__YOUR OBJECTIVE__
Transcribe all of the material exactly.
◆ ◆ ◆ ◆ ◆
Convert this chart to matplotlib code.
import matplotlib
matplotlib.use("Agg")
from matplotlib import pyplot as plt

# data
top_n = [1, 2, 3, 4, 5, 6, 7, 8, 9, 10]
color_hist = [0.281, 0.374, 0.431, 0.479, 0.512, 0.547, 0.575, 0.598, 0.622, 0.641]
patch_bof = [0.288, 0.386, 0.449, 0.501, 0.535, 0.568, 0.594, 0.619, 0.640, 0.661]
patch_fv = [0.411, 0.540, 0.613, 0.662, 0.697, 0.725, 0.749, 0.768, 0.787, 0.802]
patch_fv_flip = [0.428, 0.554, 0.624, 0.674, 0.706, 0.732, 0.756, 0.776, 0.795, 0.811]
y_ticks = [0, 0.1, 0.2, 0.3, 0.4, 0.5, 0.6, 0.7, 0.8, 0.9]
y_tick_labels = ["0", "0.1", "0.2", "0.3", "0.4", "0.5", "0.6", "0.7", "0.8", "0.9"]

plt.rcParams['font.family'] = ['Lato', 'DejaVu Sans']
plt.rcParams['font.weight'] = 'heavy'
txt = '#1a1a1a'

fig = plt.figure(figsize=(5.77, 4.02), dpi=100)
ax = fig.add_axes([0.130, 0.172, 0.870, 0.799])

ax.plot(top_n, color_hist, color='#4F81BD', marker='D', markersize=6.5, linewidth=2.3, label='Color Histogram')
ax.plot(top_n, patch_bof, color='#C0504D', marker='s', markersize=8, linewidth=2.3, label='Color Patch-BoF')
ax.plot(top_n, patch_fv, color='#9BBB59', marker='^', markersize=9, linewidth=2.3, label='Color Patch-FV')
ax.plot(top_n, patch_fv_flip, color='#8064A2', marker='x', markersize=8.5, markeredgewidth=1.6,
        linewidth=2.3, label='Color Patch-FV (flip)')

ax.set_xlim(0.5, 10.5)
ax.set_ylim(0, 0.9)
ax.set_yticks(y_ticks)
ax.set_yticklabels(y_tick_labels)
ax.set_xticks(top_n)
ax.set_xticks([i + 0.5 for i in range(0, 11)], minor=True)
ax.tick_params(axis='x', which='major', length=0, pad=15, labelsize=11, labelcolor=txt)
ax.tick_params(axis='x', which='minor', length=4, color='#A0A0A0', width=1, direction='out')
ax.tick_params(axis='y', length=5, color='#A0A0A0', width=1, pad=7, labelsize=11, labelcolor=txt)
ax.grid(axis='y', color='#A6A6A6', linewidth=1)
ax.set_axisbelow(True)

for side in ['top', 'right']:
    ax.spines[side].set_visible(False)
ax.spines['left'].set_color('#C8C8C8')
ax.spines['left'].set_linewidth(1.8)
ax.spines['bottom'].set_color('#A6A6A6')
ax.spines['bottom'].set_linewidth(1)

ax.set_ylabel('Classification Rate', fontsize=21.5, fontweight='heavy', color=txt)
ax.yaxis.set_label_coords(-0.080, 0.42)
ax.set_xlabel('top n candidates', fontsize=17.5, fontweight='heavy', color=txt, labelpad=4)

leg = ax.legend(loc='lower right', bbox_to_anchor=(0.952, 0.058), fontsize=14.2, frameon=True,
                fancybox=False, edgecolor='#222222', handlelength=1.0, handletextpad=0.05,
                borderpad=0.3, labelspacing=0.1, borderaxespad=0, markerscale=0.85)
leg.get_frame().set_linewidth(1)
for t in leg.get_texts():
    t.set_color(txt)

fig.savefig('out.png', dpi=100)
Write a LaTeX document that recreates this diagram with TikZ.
◆ ◆ ◆ ◆ ◆
__OUTPUT BELOW__
Convert this chart to matplotlib code.
import matplotlib
matplotlib.use("Agg")
from matplotlib import pyplot as plt

# data
top_n = [1, 2, 3, 4, 5, 6, 7, 8, 9, 10]
color_hist = [0.281, 0.374, 0.431, 0.479, 0.512, 0.547, 0.575, 0.598, 0.622, 0.641]
patch_bof = [0.288, 0.386, 0.449, 0.501, 0.535, 0.568, 0.594, 0.619, 0.640, 0.661]
patch_fv = [0.411, 0.540, 0.613, 0.662, 0.697, 0.725, 0.749, 0.768, 0.787, 0.802]
patch_fv_flip = [0.428, 0.554, 0.624, 0.674, 0.706, 0.732, 0.756, 0.776, 0.795, 0.811]
y_ticks = [0, 0.1, 0.2, 0.3, 0.4, 0.5, 0.6, 0.7, 0.8, 0.9]
y_tick_labels = ["0", "0.1", "0.2", "0.3", "0.4", "0.5", "0.6", "0.7", "0.8", "0.9"]

plt.rcParams['font.family'] = ['Lato', 'DejaVu Sans']
plt.rcParams['font.weight'] = 'heavy'
txt = '#1a1a1a'

fig = plt.figure(figsize=(5.77, 4.02), dpi=100)
ax = fig.add_axes([0.130, 0.172, 0.870, 0.799])

ax.plot(top_n, color_hist, color='#4F81BD', marker='D', markersize=6.5, linewidth=2.3, label='Color Histogram')
ax.plot(top_n, patch_bof, color='#C0504D', marker='s', markersize=8, linewidth=2.3, label='Color Patch-BoF')
ax.plot(top_n, patch_fv, color='#9BBB59', marker='^', markersize=9, linewidth=2.3, label='Color Patch-FV')
ax.plot(top_n, patch_fv_flip, color='#8064A2', marker='x', markersize=8.5, markeredgewidth=1.6,
        linewidth=2.3, label='Color Patch-FV (flip)')

ax.set_xlim(0.5, 10.5)
ax.set_ylim(0, 0.9)
ax.set_yticks(y_ticks)
ax.set_yticklabels(y_tick_labels)
ax.set_xticks(top_n)
ax.set_xticks([i + 0.5 for i in range(0, 11)], minor=True)
ax.tick_params(axis='x', which='major', length=0, pad=15, labelsize=11, labelcolor=txt)
ax.tick_params(axis='x', which='minor', length=4, color='#A0A0A0', width=1, direction='out')
ax.tick_params(axis='y', length=5, color='#A0A0A0', width=1, pad=7, labelsize=11, labelcolor=txt)
ax.grid(axis='y', color='#A6A6A6', linewidth=1)
ax.set_axisbelow(True)

for side in ['top', 'right']:
    ax.spines[side].set_visible(False)
ax.spines['left'].set_color('#C8C8C8')
ax.spines['left'].set_linewidth(1.8)
ax.spines['bottom'].set_color('#A6A6A6')
ax.spines['bottom'].set_linewidth(1)

ax.set_ylabel('Classification Rate', fontsize=21.5, fontweight='heavy', color=txt)
ax.yaxis.set_label_coords(-0.080, 0.42)
ax.set_xlabel('top n candidates', fontsize=17.5, fontweight='heavy', color=txt, labelpad=4)

leg = ax.legend(loc='lower right', bbox_to_anchor=(0.952, 0.058), fontsize=14.2, frameon=True,
                fancybox=False, edgecolor='#222222', handlelength=1.0, handletextpad=0.05,
                borderpad=0.3, labelspacing=0.1, borderaxespad=0, markerscale=0.85)
leg.get_frame().set_linewidth(1)
for t in leg.get_texts():
    t.set_color(txt)

fig.savefig('out.png', dpi=100)
Write a LaTeX document that recreates this diagram with TikZ.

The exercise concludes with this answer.